Show that $f(x)=\dfrac{\sin x}{x}$ is monotonically decreasing on $[0,\frac{\pi}{2}]$
I'm trying to show that $f'(x)\leq0$ to show it's monotonically decreasing. So $f'(x)=\dfrac{x\cos x-\sin x}{x^2}$. I can see that $f'(x)\leq0$ but having trouble proving it.

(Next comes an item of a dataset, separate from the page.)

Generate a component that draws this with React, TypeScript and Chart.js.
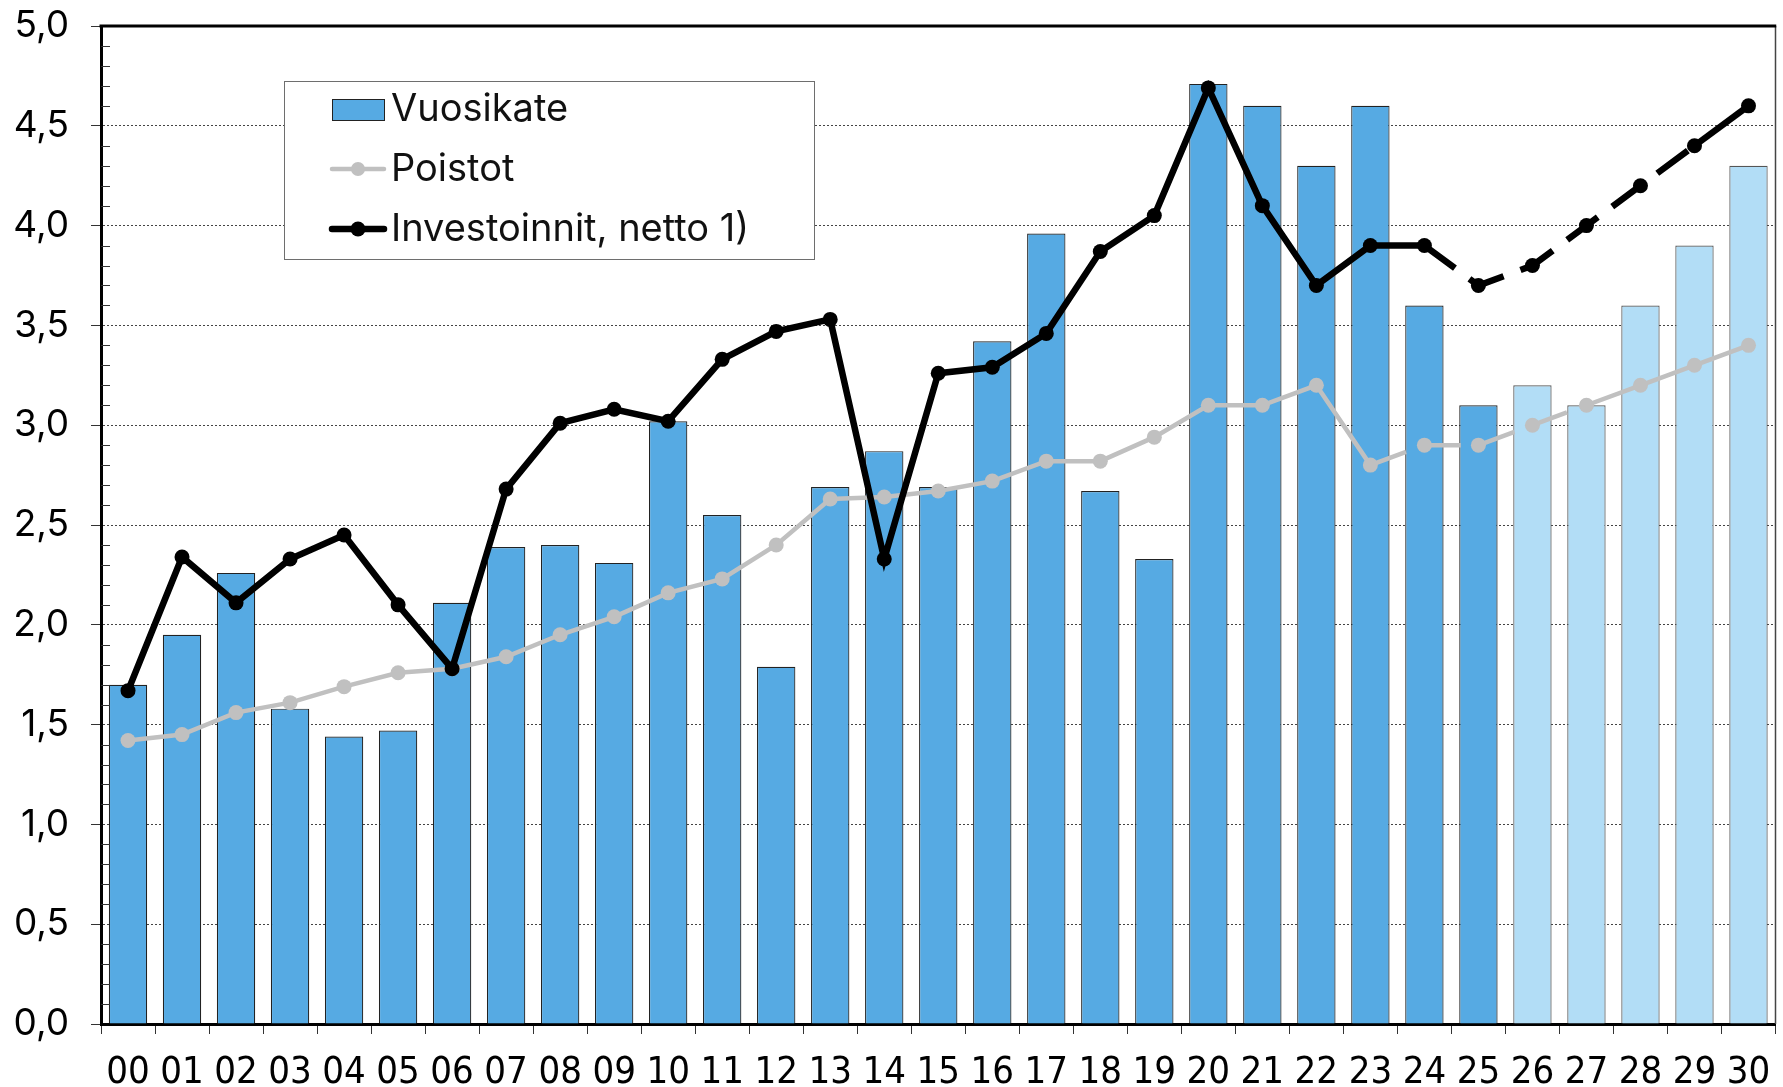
import React, { useEffect, useRef } from "react";
import { Chart, registerables } from "chart.js";

Chart.register(...registerables);

const categories = [
  "00", "01", "02", "03", "04", "05", "06", "07", "08", "09",
  "10", "11", "12", "13", "14", "15", "16", "17", "18", "19",
  "20", "21", "22", "23", "24", "25", "26", "27", "28", "29", "30",
];

const vuosikate = [
  1.70, 1.95, 2.26, 1.58, 1.44, 1.47, 2.11, 2.39, 2.40, 2.31,
  3.02, 2.55, 1.79, 2.69, 2.87, 2.69, 3.42, 3.96, 2.67, 2.33,
  4.71, 4.60, 4.30, 4.60, 3.60, 3.10, 3.20, 3.10, 3.60, 3.90, 4.30,
];

const poistot = [
  1.42, 1.45, 1.56, 1.61, 1.69, 1.76, 1.78, 1.84, 1.95, 2.04,
  2.16, 2.23, 2.40, 2.63, 2.64, 2.67, 2.72, 2.82, 2.82, 2.94,
  3.10, 3.10, 3.20, 2.80, 2.90, 2.90, 3.00, 3.10, 3.20, 3.30, 3.40,
];

const investoinnit = [
  1.67, 2.34, 2.11, 2.33, 2.45, 2.10, 1.78, 2.68, 3.01, 3.08,
  3.02, 3.33, 3.47, 3.53, 2.33, 3.26, 3.29, 3.46, 3.87, 4.05,
  4.69, 4.10, 3.70, 3.90, 3.90, 3.70, 3.80, 4.00, 4.20, 4.40, 4.60,
];

const seriesLabels = ["Vuosikate", "Poistot", "Investoinnit, netto 1)"];

// first category index of the lighter (forecast) bars
const forecastBarStart = 26;
// dashed line ranges: segment starting indexes [from, to)
const poistotDashed = [23, 27];
const investDashed = [24, 29];

const DARK_BLUE = "#56aae3";
const LIGHT_BLUE = "#b2ddf6";
const GRAY = "#c0c0c0";
const BLACK = "#000000";

const yFont = "Inter, 'Noto Sans', sans-serif";
const xFont = "'Liberation Sans Narrow', 'DejaVu Sans Condensed', 'Arial Narrow', sans-serif";

const framePlugin = {
  id: "frameAndMinor",
  afterDraw(chart: any) {
    const { ctx, chartArea } = chart;
    const y = chart.scales.y;
    ctx.save();
    // minor ticks inward
    ctx.strokeStyle = "#333";
    ctx.lineWidth = 1;
    for (let i = 1; i < 50; i++) {
      if (i % 5 === 0) continue;
      const py = Math.round(y.getPixelForValue(i / 10)) + 0.5;
      ctx.beginPath();
      ctx.moveTo(chartArea.left, py);
      ctx.lineTo(chartArea.left + 9, py);
      ctx.stroke();
    }
    // right border (thin)
    ctx.strokeStyle = "#444";
    ctx.lineWidth = 1.5;
    ctx.beginPath();
    ctx.moveTo(chartArea.right, chartArea.top);
    ctx.lineTo(chartArea.right, chartArea.bottom);
    ctx.stroke();
    // top border (thick)
    ctx.strokeStyle = "#000";
    ctx.lineWidth = 3;
    ctx.beginPath();
    ctx.moveTo(chartArea.left - 1.5, chartArea.top);
    ctx.lineTo(chartArea.right + 0.75, chartArea.top);
    ctx.stroke();
    ctx.restore();
  },
};

const legendPlugin = {
  id: "boxLegend",
  afterDraw(chart: any) {
    const { ctx } = chart;
    const x0 = 284, y0 = 81, x1 = 814, y1 = 259;
    ctx.save();
    ctx.fillStyle = "#fff";
    ctx.fillRect(x0, y0, x1 - x0, y1 - y0);
    ctx.strokeStyle = "#6e6e6e";
    ctx.lineWidth = 1;
    ctx.strokeRect(x0 + 0.5, y0 + 0.5, x1 - x0, y1 - y0);

    const symL = 332, symR = 384, textX = 391;
    const rows = [109, 169, 229];

    // bar symbol
    ctx.fillStyle = DARK_BLUE;
    ctx.fillRect(symL, rows[0] - 10, symR - symL, 21);
    ctx.strokeStyle = "#222";
    ctx.lineWidth = 1;
    ctx.strokeRect(symL + 0.5, rows[0] - 10 + 0.5, symR - symL, 21);

    // poistot symbol
    ctx.strokeStyle = GRAY;
    ctx.lineWidth = 4.5;
    ctx.lineCap = "round";
    ctx.beginPath();
    ctx.moveTo(symL, rows[1]);
    ctx.lineTo(symR, rows[1]);
    ctx.stroke();
    ctx.fillStyle = GRAY;
    ctx.beginPath();
    ctx.arc((symL + symR) / 2, rows[1], 7, 0, Math.PI * 2);
    ctx.fill();

    // investoinnit symbol
    ctx.strokeStyle = BLACK;
    ctx.lineWidth = 6.5;
    ctx.beginPath();
    ctx.moveTo(symL, rows[2]);
    ctx.lineTo(symR, rows[2]);
    ctx.stroke();
    ctx.fillStyle = BLACK;
    ctx.beginPath();
    ctx.arc((symL + symR) / 2, rows[2], 7.5, 0, Math.PI * 2);
    ctx.fill();

    ctx.fillStyle = "#111";
    ctx.font = `38px ${yFont}`;
    ctx.textBaseline = "middle";
    ctx.textAlign = "left";
    seriesLabels.forEach((t, i) => ctx.fillText(t, textX, rows[i] + 1));
    ctx.restore();
  },
};

function inRange(i: number, r: number[]) {
  return i >= r[0] && i < r[1];
}

export default function App() {
  const ref = useRef<HTMLCanvasElement | null>(null);

  useEffect(() => {
    document.body.style.margin = "0";
    const canvas = ref.current;
    if (!canvas) return;
    const chart = new Chart(canvas, {
      type: "bar",
      data: {
        labels: categories,
        datasets: [
          {
            type: "line",
            label: seriesLabels[2],
            data: investoinnit,
            borderColor: BLACK,
            backgroundColor: BLACK,
            borderWidth: 6.5,
            pointRadius: 7.5,
            pointHoverRadius: 7.5,
            pointBackgroundColor: BLACK,
            pointBorderWidth: 0,
            tension: 0,
            order: 0,
            borderCapStyle: "butt",
            segment: {
              borderDash: (c: any) => (inRange(c.p0DataIndex, investDashed) ? [38, 18] : undefined),
            },
          } as any,
          {
            type: "line",
            label: seriesLabels[1],
            data: poistot,
            borderColor: GRAY,
            backgroundColor: GRAY,
            borderWidth: 4.5,
            pointRadius: 7.5,
            pointHoverRadius: 7.5,
            pointBackgroundColor: GRAY,
            pointBorderWidth: 0,
            tension: 0,
            order: 1,
            segment: {
              borderDash: (c: any) => (inRange(c.p0DataIndex, poistotDashed) ? [38, 18] : undefined),
            },
          } as any,
          {
            type: "bar",
            label: seriesLabels[0],
            data: vuosikate,
            backgroundColor: categories.map((_, i) => (i >= forecastBarStart ? LIGHT_BLUE : DARK_BLUE)),
            borderColor: categories.map((_, i) => (i >= forecastBarStart ? "#555" : "#222")),
            borderWidth: 1.2,
            barPercentage: 0.71,
            categoryPercentage: 1,
            order: 2,
          },
        ],
      },
      options: {
        responsive: false,
        animation: false,
        layout: { padding: { top: 26, right: 2, left: 0, bottom: 0 } },
        plugins: {
          legend: { display: false },
          tooltip: { enabled: false },
        },
        scales: {
          x: {
            offset: true,
            grid: {
              offset: true,
              drawOnChartArea: false,
              drawTicks: true,
              tickLength: 10,
              tickColor: "#333",
              tickWidth: 1,
            },
            border: { display: true, color: "#000", width: 3 },
            ticks: {
              color: "#000",
              font: { family: xFont, size: 38 },
              padding: 16,
              maxRotation: 0,
              autoSkip: false,
            },
            afterFit: (s: any) => {
              s.height = 63;
              s.paddingLeft = 0;
              s.paddingRight = 0;
            },
          },
          y: {
            min: 0,
            max: 5,
            ticks: {
              stepSize: 0.5,
              color: "#000",
              font: { family: yFont, size: 37 },
              padding: 22,
              callback: (v: any) => Number(v).toFixed(1).replace(".", ","),
            },
            grid: {
              color: "#444",
              lineWidth: 1,
              drawTicks: true,
              tickLength: 10,
              tickColor: "#333",
            },
            border: { display: true, color: "#000", width: 3, dash: [2, 2] },
            afterFit: (s: any) => {
              s.width = 101;
              s.paddingTop = 0;
              s.paddingBottom = 0;
            },
          },
        },
      },
      plugins: [framePlugin, legendPlugin],
    });
    return () => chart.destroy();
  }, []);

  return (
    <div style={{ width: 1783, height: 1087 }}>
      <canvas ref={ref} width={1783} height={1087} style={{ display: "block" }} />
    </div>
  );
}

We have using the formula for the derivative of a quotient $$ \frac{\mathrm{d}}{\mathrm{d}x}\frac{\sin(x)}{x}=\frac{x\cos(x)-\sin(x)}{x^2} $$ Then we can use the fact that on $[0,\pi/2]$ $$ \tan(x)\ge x\qquad\text{and}\qquad\cos(x)\ge0 $$ See $(1)$ or $(4)$ of this answer.
To show $f'(x)\lt 0$ in the interval $(0,\pi/2)$, it is enough to show that $g(x)\lt 0$ in the interval, where $g(x)=x\cos x-\sin x$.
Note that $g(0)=0$ and $g'(x)=-x\sin x$. Thus $g(x)$ is decreasing in the interval $(0,\pi/2)$, indeed all the way to $\pi$. It follows that $g(x)\lt 0$ in our interval.